3. **HDPE (High-Density Polyethylene):**

   - Characteristics: Density of 0.94-0.965 g/cm³, high rigidity, toughness, mechanical strength, solvent resistance, stress crack resistance, melting point of 126-136°C, crystallinity over 90%.

   - Processing: Used in garbage bags with MI < 1 g/10 min, rotational molding with MI of 3-20 g/10 min, injection molding with MI of 30-50 g/10 min, processing temperature of 180-250°C, high strength but poor transparency.

4. **LLDPE (Linear Low-Density Polyethylene):**

   - Characteristics: Excellent heat sealing properties, high thermal seal strength even with contaminated surfaces, high melt viscosity, sensitive to processing stress, requiring special screw design and high motor power.

   - Processing: Often blended with LDPE (50% LDPE + 50% LLDPE) to enhance properties and enable processing on LDPE equipment.

5. **mPE (Metallocene Polyethylene):**

   - Characteristics: Similar properties to LLDPE, produced using metallocene catalysts, high flowability under increased temperature or shear force, widely applied in plastic packaging.

6. **UHMWPE (Ultra-High Molecular Weight Polyethylene):**

   - Characteristics: Molecular weight over 3 million, almost zero melt flow, processed through thermal or cold pressing, superior to PTFE in comprehensive properties, extremely high strength, wear resistance, self-lubricating, used for mechanical wear parts, chain guides, bulletproof vests, and extensively in textiles, paper, packaging, transportation, machinery, chemicals, mining, oil, agriculture, construction, electrical, food, medical, sports, and refrigeration industries.

Polyethylene Formulation Considerations

1. Polyethylene and its copolymers (e.g., EVA, ethylene-vinyl alcohol copolymer) have good compatibility, allowing for performance improvement through blending.

2. Product properties can vary significantly with different production processes, even with the same material, highlighting the importance of production formula and process parameters.

3. When blending rubber with plastic, use powdered rubber or thoroughly mix in a two-roll mill before pelletizing. For functional additives like fillers, antioxidants, and antistatic agents, use masterbatches for uniform addition.

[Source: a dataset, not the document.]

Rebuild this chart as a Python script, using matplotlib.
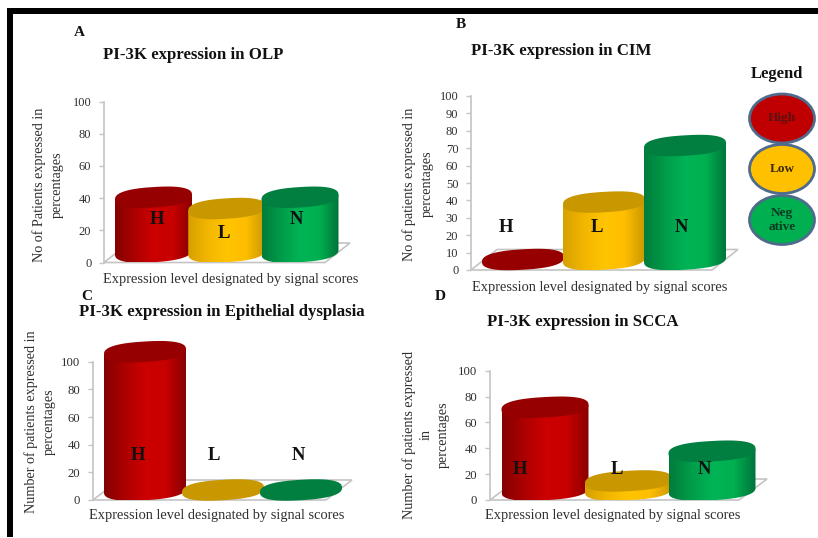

4. The key principle in formulation is to meet product requirements with the cheapest and simplest production method.

Main Methods:

Polyethylene is produced using liquid phase (solution and slurry) and gas phase methods, primarily employing Ziegler catalysts. For example, HDPE is obtained by polymerizing ethylene with a purity above 99% in the presence of titanium tetrachloride and diethylaluminum chloride catalyst at 0.1-0.5 MPa and 65-75°C in gasoline. The slurry is then treated to remove residual catalyst, neutralized, washed, and dried to produce the final product.